1) If social distancing were left as an advised and voluntary measure, what would the impact have been? Because that would have probably captured the same benefits without violating basic human rights (particularly the right to assemble, but also a few others).

2) The modelling that justified the lockdowns turned out to be imagining a disease far worse than COVID turned out to be. It is open to question what a collapse of the hospital system would look like in practice. Or indeed if it would have happened.

3) As far as I'm aware there isn't reliable evidence of the magnitude of lives saved or lost. We seem to have come out of COVID into a geopolitical situation that could be mistaken for the opening phase of a world war - a lot of damage was done by the COVID-era policies.

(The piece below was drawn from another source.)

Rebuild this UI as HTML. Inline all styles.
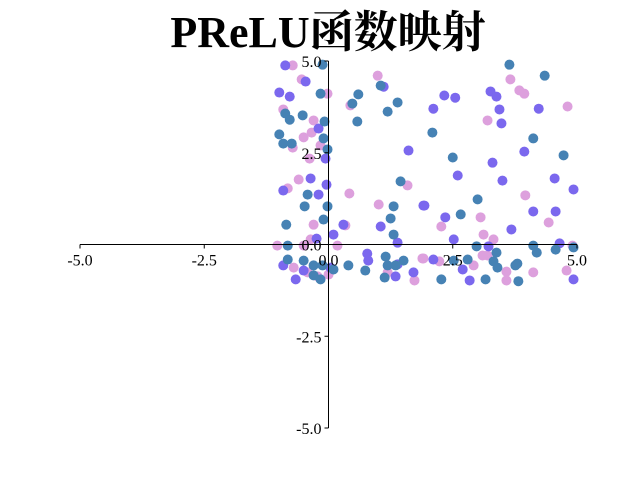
<!DOCTYPE html>
<html><head><meta charset="utf-8"><style>
html,body{margin:0;padding:0;background:#fff;width:640px;height:480px;overflow:hidden}
svg text{font-family:"Liberation Serif","Noto Serif CJK SC",serif}
</style></head><body>
<svg id="chart" width="640" height="480">
<text x="328" y="47" text-anchor="middle" font-size="44" font-weight="bold">PReLU函数映射</text>
<g id="marks"></g>
<g id="axes"></g>
</svg>
<script>
const xTicks=[-5,-2.5,0,2.5,5];
const yTicks=[-5,-2.5,0,2.5,5];
const plumX=[-0.72,-0.54,-0.02,0.99,0.44,-0.91,-0.3,-0.34,-0.5,-0.16,-0.72,-0.38,-0.6,-0.82,0.42,1.59,1.01,-0.3,0.34,-0.36,0.18,-1.03,-0.5,-0.7,-0.42,-0.22,0.0,1.73,1.19,1.89,3.66,3.84,3.94,4.81,3.2,3.96,3.06,4.43,2.27,3.12,3.32,3.1,3.2,2.92,3.58,4.12,3.58,4.79,4.91,1.91,2.23];
const plumY=[4.88,4.5,4.11,4.6,3.79,3.68,3.38,3.05,2.92,2.7,2.64,2.34,1.77,1.53,1.39,1.61,1.09,0.54,0.52,0.14,-0.03,-0.03,-0.03,-0.63,-0.76,-0.87,-0.82,-0.98,-0.76,-0.38,4.5,4.2,4.11,3.76,3.38,1.34,0.74,0.6,0.49,0.27,0.14,-0.3,-0.3,-0.57,-0.74,-0.76,-0.98,-0.71,-0.03,-0.38,-0.46];
const purpleX=[-0.87,-0.46,-0.99,-0.78,1.11,-0.2,-0.06,1.61,-0.36,-0.91,-0.2,-0.04,0.3,1.05,0.1,1.39,1.91,-0.24,0.78,0.8,1.39,1.71,1.35,-0.91,-0.66,-0.5,0.04,2.33,2.55,2.11,3.26,3.38,3.44,3.48,4.23,3.94,3.3,2.6,3.5,4.55,4.93,1.93,2.35,4.12,4.57,3.68,2.52,3.22,4.65,2.11,2.7,2.84,4.93];
const purpleY=[4.88,4.44,4.14,4.03,4.3,3.16,2.34,2.56,1.8,1.47,1.36,1.63,0.54,0.49,0.27,0.05,1.06,0.16,-0.25,-0.44,-0.54,-0.76,-0.87,-0.57,-0.95,-0.71,-0.63,4.06,4.0,3.7,4.17,4.03,3.68,3.3,3.7,2.53,2.23,1.88,1.74,1.8,1.5,1.06,0.74,0.9,0.9,0.41,0.14,-0.05,0.03,-0.41,-0.68,-0.98,-0.95];
const blueX=[-0.12,-0.16,1.05,0.6,0.48,1.39,1.19,0.58,-0.87,-0.78,-0.52,-0.08,-0.99,-0.91,-0.74,-0.1,-0.02,1.45,-0.42,-0.48,-0.02,1.31,-0.1,-0.85,1.25,1.31,-0.82,-0.82,-0.5,-0.3,-0.12,-0.3,-0.16,0.4,0.74,1.15,1.19,1.35,1.51,1.13,0.1,3.64,4.35,2.09,4.12,2.5,4.73,3.0,2.66,2.98,3.38,4.12,4.19,4.57,4.93,2.52,2.8,3.32,3.4,3.8,3.76,3.16,3.82,2.27];
const blueY=[4.9,4.11,4.33,4.09,3.84,3.87,3.62,3.35,3.57,3.4,3.52,3.35,3.0,2.75,2.75,2.89,2.59,1.72,1.36,1.04,1.04,1.04,0.68,0.54,0.71,0.27,-0.03,-0.41,-0.44,-0.57,-0.57,-0.84,-0.95,-0.57,-0.71,-0.33,-0.57,-0.57,-0.44,-0.9,-0.68,4.9,4.6,3.05,2.89,2.37,2.43,1.23,0.82,-0.05,-0.22,-0.03,-0.22,-0.14,-0.08,-0.44,-0.41,-0.46,-0.63,-0.52,-0.57,-0.95,-1.0,-0.95];
const NS='http://www.w3.org/2000/svg';
const X0=80,X1=577,Y0=428,Y1=61;
function sx(v){return X0+(v+5)/10*(X1-X0);}
function sy(v){return Y0-(v+5)/10*(Y0-Y1);}
const marks=document.getElementById('marks');
function series(xs,ys,color,name){
  for(let i=0;i<xs.length;i++){
    const c=document.createElementNS(NS,'circle');
    c.setAttribute('cx',sx(xs[i]));c.setAttribute('cy',sy(ys[i]));
    c.setAttribute('r',5);c.setAttribute('fill',color);
    
    
    marks.appendChild(c);
  }
}
series(plumX,plumY,'#dda0dd','plum-point');
series(purpleX,purpleY,'#7b68ee','purple-point');
series(blueX,blueY,'#4682b4','blue-point');
const axes=document.getElementById('axes');
function line(x1,y1,x2,y2,name){
  const l=document.createElementNS(NS,'line');
  l.setAttribute('x1',x1);l.setAttribute('y1',y1);l.setAttribute('x2',x2);l.setAttribute('y2',y2);
  l.setAttribute('stroke','#000');l.setAttribute('stroke-width',1);
  
  
  axes.appendChild(l);
}
function text(x,y,s,anchor,name){
  const t=document.createElementNS(NS,'text');
  t.setAttribute('x',x);t.setAttribute('y',y);t.setAttribute('text-anchor',anchor);
  t.setAttribute('font-size',16);t.textContent=s;
  
  
  axes.appendChild(t);
}
line(X0,sy(0),X1,sy(0),'x-axis');
line(sx(0),Y1,sx(0),Y0,'y-axis');
xTicks.forEach(v=>{line(sx(v),sy(0),sx(v),sy(0)+4,'x-tick');text(sx(v),sy(0)+21,v.toFixed(1),'middle','x-tick-label');});
yTicks.forEach(v=>{line(sx(0)-4,sy(v),sx(0),sy(v),'y-tick');text(sx(0)-7,sy(v)+6,v.toFixed(1),'end','y-tick-label');});
</script>
</body></html>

If there is evidence that level of authoritarian policy was justified it isn't being waved around in this neck of the woods.



1) It was an extremely contagious disease that killed people of all ages basically at random unless you were under 20. We didn't know a lot about it, especially at the beginning. Extreme measures were warranted because we were in a state of emergency. Everyone paying attention who wasn't an ass hole understood this.

2) Do you have actual sources and analysis for this claim? I'm not trying to be a jerk here and say "source pls", but a lot of people did die, a lot of hospitals did fill up, and in places like Italy early in the pandemic, we did see it get pretty bad.

3) Even if we only had ballpark estimates here, we know millions of people died due to this disease. We also know that regardless of how we responded, our global economy was dependent on international trade and countries in Europe and China closed down regardless of what the United States did.

Covid was always going to damage the global economy and inflame a whole cornucopia of dangerous idealogies. I'm glad we chose to act instead of pretending the problem would work itself out. Maybe it would have but it probably would have killed a shit load more people on the way out.


Not sure if this is a fallacy but if not it should be:

It is IMO a logical error to judge the decision making of the past with data points from the present.

So the question is: with the data the decision makers had back then and time pressure what would have been a better decision process? Highlight: with the data that they had back then, not with the data we know now.


On the contrary, using present information is the only way to evaluate wheter past decisions were the correct ones and what to change in the decision making process to improve future decisions.


No, this isn’t correct. You have to account for tail risk hedging in novel circumstances.